山下洋輔トリオのこと、そしてジャズの継承について
石若
森山さんが山下洋輔トリオを始めた頃のジャズって歌ものをやることが多かったと思うんですが、そういう中で「自分たちのやりたい音楽はこっちだ」ってはっきり打ち出された。曲作りの面などで意識されたことはどんなことですか?
森山
恥ずかしながら、そんな計画的に始めたグループじゃないんですよ。はっきり覚えていますが、最初にスタジオに集まって「枯葉」を演った時、私がへたくそでテンポがいい加減すぎて「枯葉」にならなかった。

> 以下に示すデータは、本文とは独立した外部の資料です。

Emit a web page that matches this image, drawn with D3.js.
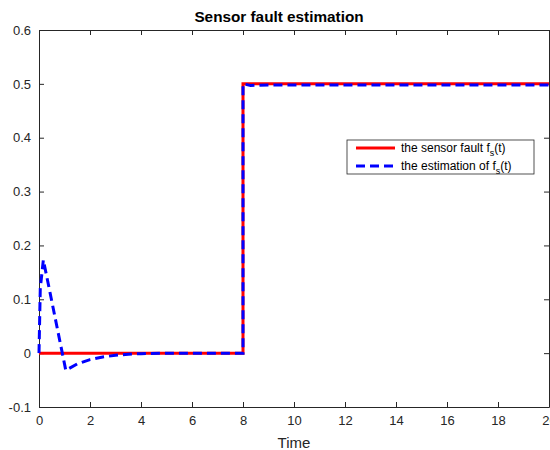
<!DOCTYPE html>
<html>
<head>
<meta charset="utf-8">
<script src="https://cdn.jsdelivr.net/npm/d3@7"></script>
<style>
  body { margin: 0; background: #fff; }
  svg { font-family: "Liberation Sans", Arial, sans-serif; }
</style>
</head>
<body>
<svg id="chart" width="550" height="450"></svg>
<script>
// sensor fault f_s(t): step from 0 to 0.5 at t = 8
const faultT = [0, 8, 8, 20];
const faultV = [0, 0, 0.5, 0.5];

// estimation of f_s(t)
const estT = [0, 0.05, 0.17, 0.4, 0.7, 1.0, 1.05, 1.5, 2.0, 2.5, 3.0, 3.5, 4.0, 5.0, 6.0, 7.0, 8.0, 8.0, 8.3, 9.0, 20];
const estV = [0, 0.12, 0.173, 0.12, 0.05, -0.02, -0.032, -0.02, -0.012, -0.007, -0.004, -0.002, -0.001, 0, 0, 0, 0, 0.5, 0.497, 0.498, 0.498];

const xTicks = [0, 2, 4, 6, 8, 10, 12, 14, 16, 18, 20];
const yTicks = [-0.1, 0, 0.1, 0.2, 0.3, 0.4, 0.5, 0.6];

const svg = d3.select('#chart');
const margin = { left: 39, right: 549, top: 30, bottom: 407 };

const x = d3.scaleLinear().domain([0, 20]).range([margin.left, margin.right]);
const y = d3.scaleLinear().domain([-0.1, 0.6]).range([margin.bottom, margin.top]);

const axisColor = '#262626';

// Axes (box style)
svg.append('g')
    .attr('transform', `translate(0,${margin.bottom})`)
    .call(d3.axisBottom(x).tickValues(xTicks).tickSize(-5).tickPadding(9).tickSizeOuter(0));
svg.append('g')
    .attr('transform', `translate(0,${margin.top})`)
    .call(d3.axisTop(x).tickValues(xTicks).tickSize(-5).tickFormat('').tickSizeOuter(0));
svg.append('g')
    .attr('transform', `translate(${margin.left},0)`)
    .call(d3.axisLeft(y).tickValues(yTicks).tickSize(-5).tickPadding(8).tickSizeOuter(0)
        .tickFormat(d => d3.format('.1f')(d).replace('0.0', '0').replace('−', '-')));
svg.append('g')
    .attr('transform', `translate(${margin.right},0)`)
    .call(d3.axisRight(y).tickValues(yTicks).tickSize(-5).tickFormat('').tickSizeOuter(0));

svg.selectAll('.domain').attr('stroke', axisColor);
svg.selectAll('.tick line').attr('stroke', axisColor);
svg.selectAll('.tick text').attr('fill', axisColor).style('font-size', '13px');

// Lines
const line = d3.line().x(d => x(d[0])).y(d => y(d[1]));

svg.append('path')
    .datum(d3.zip(faultT, faultV))
    .attr('d', line)
    .attr('fill', 'none')
    .attr('stroke', '#ff0000')
    .attr('stroke-width', 3);

svg.append('path')
    .datum(d3.zip(estT, estV))
    .attr('d', line)
    .attr('fill', 'none')
    .attr('stroke', '#0000ff')
    .attr('stroke-width', 3)
    .attr('stroke-dasharray', '9,5');

// Title & label
svg.append('text')
    .attr('x', 279).attr('y', 22)
    .attr('text-anchor', 'middle')
    .style('font-size', '15.3px').style('font-weight', 'bold')
    .attr('fill', '#000')
    .text('Sensor fault estimation');

svg.append('text')
    .attr('x', 294).attr('y', 448)
    .attr('text-anchor', 'middle')
    .style('font-size', '15px')
    .attr('fill', axisColor)
    .text('Time');

// Legend
const leg = svg.append('g').attr('transform', 'translate(347,140)');
leg.append('rect')
    .attr('width', 187).attr('height', 34)
    .attr('fill', '#fff').attr('stroke', axisColor).attr('stroke-width', 0.8);

const legItems = [
    { color: '#ff0000', dash: null, label: 'the sensor fault f' },
    { color: '#0000ff', dash: '9,5', label: 'the estimation of f' }
];
legItems.forEach((it, i) => {
    const yy = 8 + i * 18;
    leg.append('line')
        .attr('x1', 9).attr('x2', 48).attr('y1', yy).attr('y2', yy)
        .attr('stroke', it.color).attr('stroke-width', 3)
        .attr('stroke-dasharray', it.dash);
    const t = leg.append('text')
        .attr('x', 54).attr('y', yy + 4)
        .style('font-size', '12px').attr('fill', '#000');
    t.append('tspan').text(it.label);
    t.append('tspan').attr('dy', 4).style('font-size', '9px').text('s');
    t.append('tspan').attr('dy', -4).text('(t)');
});
</script>
</body>
</html>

でも、洋輔が普通に演るよりこっちの方が面白いって言って。それからは勢いのまま走り続けた感じですね。お客さんに聴かせようとか一切考えず、とにかく自分たちが面白がれる演奏をやる。でもそれがすごく面白いから演奏に熱が入って、いつまでも演り続けてた。
石若
コレが自分たちの音楽だって掴(つか)んだ瞬間はありましたか?
森山
最初の頃はレコーディングした演奏を聴いても全然いいと思わなかった。コレは聴く音楽じゃなくて演る音楽だなんて勝手な理屈でね。でもある時、ライブに呼んでくれた人の車に乗ってたらカーステレオから格好いい演奏が聞こえてきて、「このドラム、すごいね」って言ったら「森山さんですよ」って(笑)。今話すとバカみたいなんですが、当時は自分のやってることを把握できてなかったわけです。

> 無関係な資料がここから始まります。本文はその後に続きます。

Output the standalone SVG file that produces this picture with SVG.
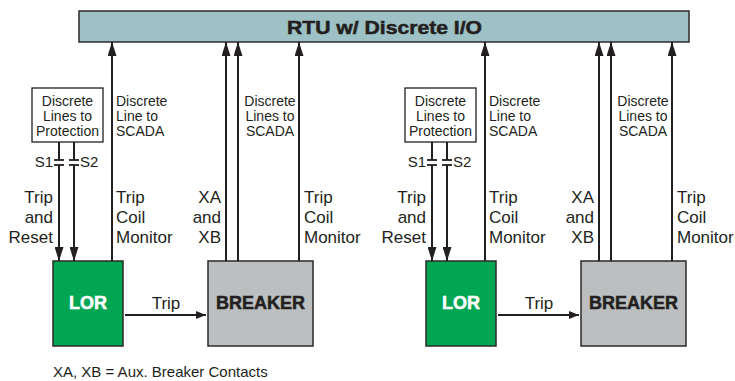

でもそんなこともあって、次第にコレでいいんだって思えるようになった。それでも、ほかのジャズの人とは一緒にできないという一抹の寂しさはありました。よくあるジャムセッションとか、参加できなかった。そこは山下洋輔トリオを辞めてから勉強しましたよ。
唐澤
辞めた後に作った最初のアルバム『フラッシュ・アップ』のコピーは「ジャズ回帰」でしたもんね。
石若
先日、譜面について書かれた森山さんの文章を読んだのですが、詳しく聞かせてもらえますか?
森山
譜面では「感情」は表せないし、音程の微妙な差違も表現できない。譜面に書き記すことのできる情報には限りがあることをわきまえなさいということです。私の考えでは、例えばリズムを走らせたい時には走らせればいい。ただメンバーや聴き手を置いてきぼりにしちゃいけない。聴き手も一緒に連れていければ、リズムを走らせることがその場その瞬間の正解になるということです。
石若
なるほど。これはジャズファンだけでなくすべてのミュージシャンにも聞いてもらいたいお話です。

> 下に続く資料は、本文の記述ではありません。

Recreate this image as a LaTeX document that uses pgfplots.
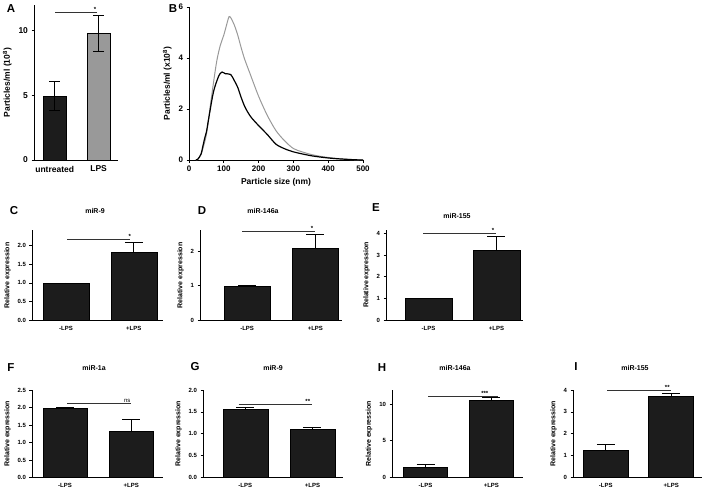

石若さんは『JAZZ MOMENTUM 2024』(1月6日・7日開催)の音楽監督として、日本のオリジナル楽曲にフォーカスしていますが、そのアイデアはどのようにして?
石若
以前オーストラリアに呼ばれた時、『THE AUSTRALIAN JAZZ REAL BOOK』という譜面集を見つけたんです。ジャズミュージシャンの代表曲を1人数曲ずつ収めた譜面集で、アーカイブする意義を考えさせられました。日本にも素晴らしいオリジナル曲がたくさんあるのになかなか聴く機会がないので、今回紹介できればと思いついたんです。
森山
それは素晴らしいね。
石若
でも正直、2日間全4ステージじゃ全然足りなくて。
唐澤
1回80分だと難しい。短く演ってくださいとも言えないし(笑)。
石若
ただホントに素晴らしいメンバーが集まってくれたので本番が楽しみです。久しぶりの人もいて、僕はリハーサルの間、実家に帰ったような気分になってました(笑)。
唐澤
お正月だしね。ジャズミュージシャンってそういうところがある。親戚のおじさんと甥っ子みたいな。
石若
僕はちょっと前までは高校生、大学生で一番下の世代だったんですが、気づけば31歳になっていて、ジャズミュージシャンとしての責任も感じています。それはやはり継承の部分。上の世代のジャズを次の世代に手渡す役割、それをやりたい自分もいることに気づいたんです。
唐澤
若いミュージシャンとの間にクッキリと線が引かれてる印象があるよね。今の若い子たちは昭和の時代の手法やそれこそ曲そのものにしても、ホントに知らないんだよ。
石若
音楽の聴き方自体、まったく変わってますからね。一概に悪いことだとは言わないけれど、SNSにしてもコミュニティごとに聴いている音楽が違う。ただ僕が一つ気になるのは、それがSNSの世界で完結してしまってライブと離れた世界になりつつあること。これまで以上にリアルが大事だと感じます。
唐澤
その通りだね。僕もかなり深刻な状況になっていると思う。
森山
さっき駿が言った若手への継承はたしかに大切だけど、それはまだ上の世代に任せておいて、自分の音楽を追求していいと思うよ。駿は企画やしゃべりも含めて何でもできるけど、今はとにかく演奏すればいい。駿の叩く音、叩く姿こそが一番説得力を持っているんだから。